LARAMIE — A federal judge approved a civil rights lawsuit to move forward this month against the Albany County Sheriff’s Office.

In the lawsuit, a former University of Wyoming student alleged that two deputies pressured her to recant a rape allegation — and that her gender and sexuality played a key role in their actions.

Attorneys for the defense denied in a May 22 filing that the plaintiff’s “sexuality factored into the deputies’ investigation and determination.”

In April, Judge Alan Johnson dismissed the two deputies — Aaron Gallegos and Christian Handley — as defendants from the lawsuit, saying they could not be personally liable, but the judge also said the two officers handled the case poorly.

“Handley appears to believe if sexual activity is consensual at night, it is automatically consensual in the morning. He is wrong,” the judge wrote. “Additionally, at the time of the interrogation, defendants were aware Plaintiff had recently been suicidal, yet it appears they did not take that into account when speaking to her.”

Johnson said a transcript of the two officers’ interview of the plaintiff suggests the sheriff’s office “may treat lesbian women claiming sexual assault differently from straight women claiming sexual assault.”

In dismissing the individual officers as parties to the case, Johnson cited qualified immunity, a doctrine that shields government officials from being sued for discretionary actions performed under their official capacity, as a major reason that he couldn’t rule in favor of the victim.

However, attorneys for the sheriff’s office itself also asked the judge to dismiss the lawsuit against the governmental entity itself, but Johnson declined that request this month, saying in a May 12 order that the plaintiff appears to make credible allegations that her equal protection rights — prescribed by the U.S. Constitution’s 14th amendment — may have been violated.

As Johnson noted in court documents filed on May 12, “a finding of qualified immunity does not shelter a municipality from liability,” essentially holding the sheriff’s department liable for the deputies’ actions, or lack thereof.

Now that the judge has approved for the case to move forward, the parties are scheduled for a pretrial conference June 22.

The core of the case began in February 2017 after the plaintiff, who was a University of Wyoming student at the time, told acquaintances she was sexually assaulted by a fellow cadet. Someone at the University of Wyoming reported the allegation to the Albany County Sheriff’s Office. Gallegos and Handley handled the investigation, with the former interviewing a number of witnesses, including the plaintiff in the lawsuit. Gallegos alleged in court documents that he became suspicious of “some things” the victim stated, so he and Handley conducted a final interview with her.

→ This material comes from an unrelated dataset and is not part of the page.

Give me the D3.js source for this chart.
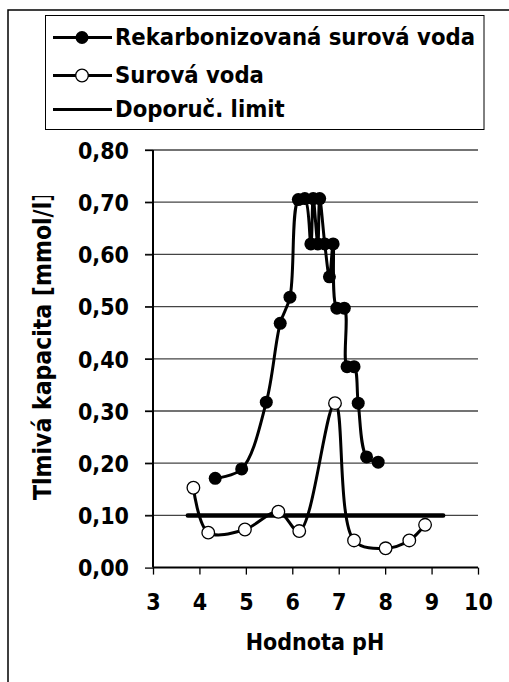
<!DOCTYPE html>
<html>
<head>
<meta charset="utf-8">
<script src="https://cdn.jsdelivr.net/npm/d3@7/dist/d3.min.js"></script>
<style>
  html, body { margin: 0; padding: 0; background: #fff; }
  svg { display: block; }
  text { font-family: "DejaVu Sans Condensed", "DejaVu Sans", sans-serif; font-stretch: condensed; font-weight: bold; fill: #000; }
</style>
</head>
<body>
<script>
// ---- data ----
const recX = [4.34, 4.91, 5.44, 5.74, 5.95, 6.13, 6.27, 6.40, 6.45, 6.55, 6.59, 6.70, 6.80, 6.88, 6.96, 7.12, 7.18, 7.33, 7.42, 7.60, 7.85];
const recY = [0.171, 0.189, 0.317, 0.468, 0.518, 0.705, 0.707, 0.620, 0.707, 0.620, 0.707, 0.620, 0.557, 0.620, 0.497, 0.497, 0.385, 0.385, 0.315, 0.212, 0.202];
const rawX = [3.87, 4.19, 4.98, 5.70, 6.15, 6.92, 7.33, 8.01, 8.52, 8.86];
const rawY = [0.153, 0.067, 0.073, 0.107, 0.070, 0.315, 0.052, 0.037, 0.052, 0.082];
const limitX = [3.75, 9.25];
const limitY = [0.10, 0.10];
const xTicks = [3, 4, 5, 6, 7, 8, 9, 10];
const yTicks = [0, 0.1, 0.2, 0.3, 0.4, 0.5, 0.6, 0.7, 0.8];
const seriesNames = ["Rekarbonizovaná surová voda", "Surová voda", "Doporuč. limit"];
const xTitle = "Hodnota pH";
const yTitle = "Tlmivá kapacita [mmol/l]";

const W = 509, H = 682;
const svg = d3.select("body").append("svg").attr("width", W).attr("height", H);

// outer chart frame (cropped)
svg.append("path").attr("d", `M8,${H} V10 H${W}`).attr("fill", "none").attr("stroke", "#000").attr("stroke-width", 1.5);

const x = d3.scaleLinear().domain([3, 10]).range([153, 478]);
const y = d3.scaleLinear().domain([0, 0.8]).range([567.6, 150]);

// gridlines
svg.append("g").selectAll("line").data(yTicks.filter(d => d > 0)).join("line")
  .attr("x1", 145).attr("x2", 478)
  .attr("y1", d => y(d)).attr("y2", d => y(d))
  .attr("stroke", "#444").attr("stroke-width", 1.3);

// y axis
const yAxis = d3.axisLeft(y).tickValues(yTicks).tickSize(8).tickPadding(16)
  .tickFormat(d => d3.format(".2f")(d).replace(".", ","));
const gy = svg.append("g").attr("transform", `translate(${x(3)},0)`).call(yAxis);
gy.select(".domain").attr("stroke", "#000").attr("stroke-width", 2).attr("d", `M-0,${y(0.8)}V${y(0)}`);
gy.selectAll(".tick line").attr("stroke", "#000").attr("stroke-width", 1.3);
gy.selectAll(".tick text").attr("dy", "0.36em").attr("x", -24);

// x axis
const xAxis = d3.axisBottom(x).tickValues(xTicks).tickSize(7).tickPadding(19).tickFormat(d3.format("d"));
const gx = svg.append("g").attr("transform", `translate(0,${y(0)})`).call(xAxis);
gx.select(".domain").attr("stroke", "#000").attr("stroke-width", 2).attr("d", `M${x(3)},0H${x(10)}`);
gx.selectAll(".tick line").attr("stroke", "#000").attr("stroke-width", 1.3);
gx.selectAll(".tick text").attr("dy", "0.71em");
svg.selectAll("g").attr("font-family", null).attr("font-size", null);
svg.selectAll(".tick text").attr("font-size", 23);

// axis titles
svg.append("text").attr("x", 315).attr("y", 650).attr("text-anchor", "middle").attr("font-size", 23).text(xTitle);
svg.append("clipPath").attr("id", "yclip").append("rect").attr("x", 0).attr("y", 196).attr("width", 140).attr("height", 486);
svg.append("g").attr("clip-path", "url(#yclip)")
  .append("text").attr("transform", "translate(51,500) rotate(-90)").attr("font-size", 24.5).text(yTitle);

// limit line
const limitData = limitX.map((d, i) => [d, limitY[i]]);
svg.append("path").datum(limitData)
  .attr("d", d3.line().x(d => x(d[0])).y(d => y(d[1])))
  .attr("stroke", "#000").attr("stroke-width", 4.5).attr("fill", "none").attr("stroke-linecap", "round");

const smooth = d3.line().x(d => x(d[0])).y(d => y(d[1])).curve(d3.curveCatmullRom.alpha(0.5));
const recData = recX.map((d, i) => [d, recY[i]]);
const rawData = rawX.map((d, i) => [d, rawY[i]]);

svg.append("path").datum(recData).attr("d", smooth).attr("fill", "none").attr("stroke", "#000").attr("stroke-width", 3);
svg.append("g").selectAll("circle").data(recData).join("circle")
  .attr("cx", d => x(d[0])).attr("cy", d => y(d[1])).attr("r", 6.5).attr("fill", "#000");

svg.append("path").datum(rawData).attr("d", smooth).attr("fill", "none").attr("stroke", "#000").attr("stroke-width", 3);
svg.append("g").selectAll("circle").data(rawData).join("circle")
  .attr("cx", d => x(d[0])).attr("cy", d => y(d[1])).attr("r", 6.3).attr("fill", "#fff").attr("stroke", "#000").attr("stroke-width", 1.3);

// legend
const lg = svg.append("g");
lg.append("rect").attr("x", 45.5).attr("y", 15.5).attr("width", 438.5).attr("height", 114)
  .attr("fill", "#fff").attr("stroke", "#000").attr("stroke-width", 1);
const rows = [45, 83, 117];
seriesNames.forEach((name, i) => {
  const cy = rows[i] - 7.5;
  lg.append("line").attr("x1", 53).attr("x2", 112).attr("y1", cy).attr("y2", cy)
    .attr("stroke", "#000").attr("stroke-width", 3);
  if (i === 0) lg.append("circle").attr("cx", 82).attr("cy", cy).attr("r", 6.5).attr("fill", "#000");
  if (i === 1) lg.append("circle").attr("cx", 82).attr("cy", cy).attr("r", 6.3).attr("fill", "#fff").attr("stroke", "#000").attr("stroke-width", 1.3);
  lg.append("text").attr("x", 115).attr("y", rows[i]).attr("font-size", 23.6).text(name);
});
</script>
</body>
</html>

“Their tactics became abusive as they decided on their own version of events and ‘told’ her what happened, instead of listening to her,” the lawsuit claims.

In the interview, Handley suggested the incident was consensual, asking if the attacker “physically held (her) down and tie(d her) down and rape(d her.)”

There were also insinuations made by Handley late in the interview that there could be charges brought against the woman for filing a false report, which her attorneys later stated in court documents was an attempt to make her recant her statement.

The plaintiff identified as a lesbian, which she claimed was one of the reasons she was treated poorly by the officers.

Attorneys for the defendants characterize that interview much differently, saying the officers actually showed the plaintiff sympathy.

“If read in the context of the entire interview, constitute a justification for (the plaintiff)’s false reporting and not proof of Gallegos and Handley’s intentional discrimination against her,” those attorneys wrote.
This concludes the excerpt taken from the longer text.